1. An integrated controller/motor energized by a power supply, the integrated controller/motor comprising:

a controller comprising controller circuits and a pair of controller lead lines connectable in circuit between the power supply and the controller circuits;

a motor comprising a first motor winding and a second motor winding each being in circuit with the controller circuits; and

a thermal overload sensor located in direct proximity to the first motor winding and the second motor winding, the thermal overload sensor being connected in series with at least one of the controller lead lines.

2. The device of claim 1, wherein the thermal overload sensor is located between the first motor winding and the second motor winding.

3. The device of claim 2, wherein the thermal overload sensor comprises a thermal overload protector switch including a pair of protector switch lead lines connected in series with one of the input lead lines.

4. The device of claim 3, wherein the thermal overload protector switch comprises at least one of a bi-metal and a heater type.

5. The device of claim 1, wherein the thermal overload sensor is mounted in, on or between adjacent end turns of the first motor winding and the second motor winding.

6. The device of claim 1, wherein the controller further comprises EMI filtering/transient protection and an inrush current limiting circuit each disposed in circuit between the power supply and the controller circuits and connected to each of the controller lead lines and wherein the thermal overload sensor is connected in between the EMI filtering/transient protection and the inrush current limiting circuit.

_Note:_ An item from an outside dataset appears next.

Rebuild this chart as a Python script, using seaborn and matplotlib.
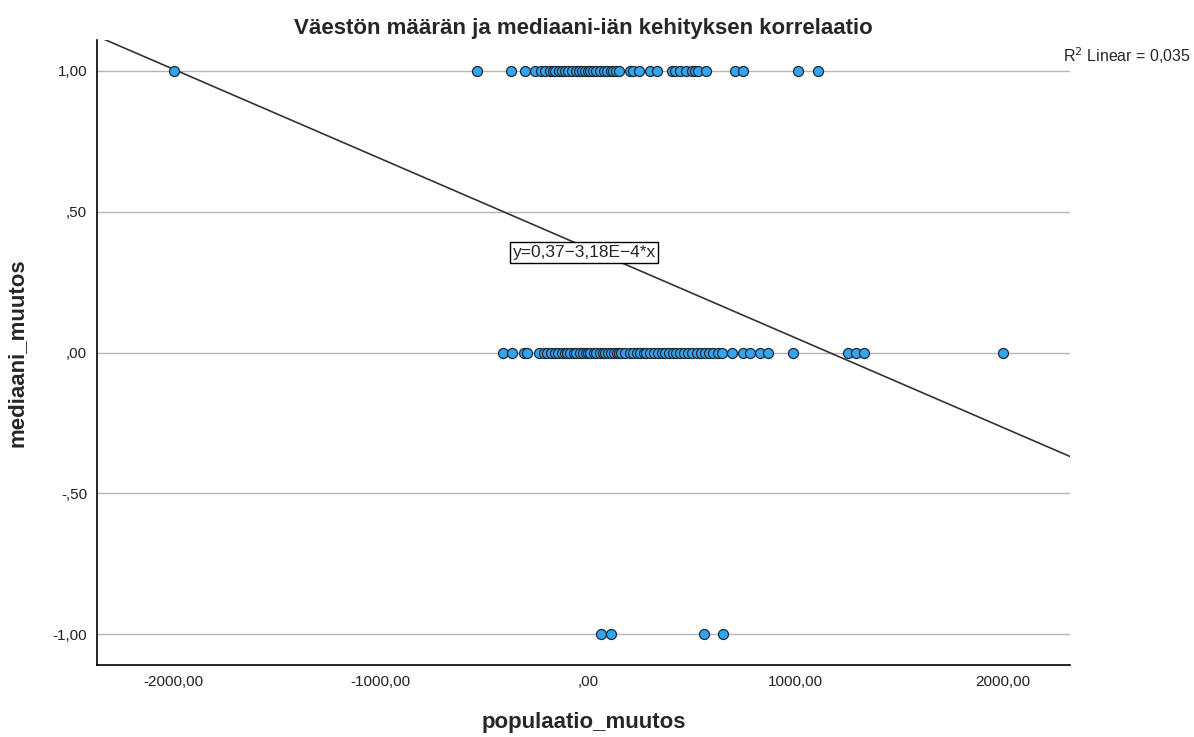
import numpy as np
import pandas as pd
import matplotlib
matplotlib.use('Agg')
import matplotlib.pyplot as plt
import seaborn as sns

# population change values per median-age change group
pop_up = [-2000, -534, -373, -304, -256, -230, -207, -185, -170, -159, -140, -125,
          -111, -95, -79, -60, -45, -30, -15, 0, 10, 25, 40, 55, 74, 90, 110, 122,
          135, 151, 203, 215, 247, 299, 334, 404, 420, 444, 470, 500, 515, 532,
          569, 709, 749, 1012, 1111]
pop_same = [-409, -368, -309, -293, -235, -215, -199, -180, -159, -145, -127, -110,
            -100, -87, -70, -58, -40, -23, -10, 0, 10, 26, 40, 58, 70, 82, 95, 110,
            125, 138, 150, 160, 178, 200, 215, 235, 250, 267, 280, 299, 320, 339,
            355, 371, 390, 409, 425, 444, 460, 484, 500, 524, 545, 564, 585, 604,
            625, 645, 693, 746, 781, 830, 870, 987, 1253, 1293, 1331, 2000]
pop_down = [61, 111, 560, 650]

# fitted line from the chart
intercept = 0.37
slope = -3.18e-4

xlim = (-2370, 2325)
ylim = (-1.11, 1.11)
xticks = [-2000, -1000, 0, 1000, 2000]
xticklabels = ['-2000,00', '-1000,00', ',00', '1000,00', '2000,00']
yticks = [-1, -0.5, 0, 0.5, 1]
yticklabels = ['-1,00', '-,50', ',00', ',50', '1,00']

df = pd.DataFrame({
    'populaatio_muutos': pop_up + pop_same + pop_down,
    'mediaani_muutos': [1.0] * len(pop_up) + [0.0] * len(pop_same) + [-1.0] * len(pop_down),
})

sns.set_style('white')
plt.rcParams['font.family'] = ['Liberation Sans', 'DejaVu Sans']

fig = plt.figure(figsize=(11.94, 7.37), dpi=100)
ax = fig.add_axes([0.0812, 0.0977, 0.8150, 0.848])

for yv in yticks:
    ax.axhline(yv, color='#b4b4b4', linewidth=1, zorder=1)

line_x = np.array(xlim)
ax.plot(line_x, intercept + slope * line_x, color='#333333', linewidth=1.2, zorder=2)

sns.scatterplot(data=df, x='populaatio_muutos', y='mediaani_muutos', ax=ax,
                color='#35a4ee', edgecolor='#1e2a33', linewidth=0.9, s=52, zorder=3)

ax.set_xlim(*xlim)
ax.set_ylim(*ylim)
ax.set_xticks(xticks)
ax.set_xticklabels(xticklabels, fontsize=11)
ax.set_yticks(yticks)
ax.set_yticklabels(yticklabels, fontsize=11)
ax.tick_params(length=0, pad=7, colors='#222222')
ax.set_xlabel('populaatio_muutos', fontsize=16, fontweight='bold', labelpad=17)
ax.set_ylabel('mediaani_muutos', fontsize=16, fontweight='bold', labelpad=18)
ax.set_title('Väestön määrän ja mediaani-iän kehityksen korrelaatio',
             fontsize=16, fontweight='bold', pad=4)

for side in ['top', 'right']:
    ax.spines[side].set_visible(False)
for side in ['left', 'bottom']:
    ax.spines[side].set_color('black')
    ax.spines[side].set_linewidth(1.2)

ax.text(-365, 0.355, 'y=0,37\u22123,18E\u22124*x', fontsize=12.5, va='center', ha='left',
        bbox=dict(boxstyle='square,pad=0.15', facecolor='white', edgecolor='black', linewidth=1),
        zorder=4)
fig.text(0.890, 0.925, 'R$^2$ Linear = 0,035', fontsize=11.5, ha='left', va='center')

fig.savefig('out.png', dpi=100)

7. A method of protecting an integrated controller/motor from thermal overload, the controller/motor being connected to a power source and the controller/motor including controller circuits for controlling energization of multiple windings of the motor, the method comprising:

locating a thermal overload sensor in, on or between two windings; and

configuring the sensor to switch the supply of energy between the power source and the controller circuits.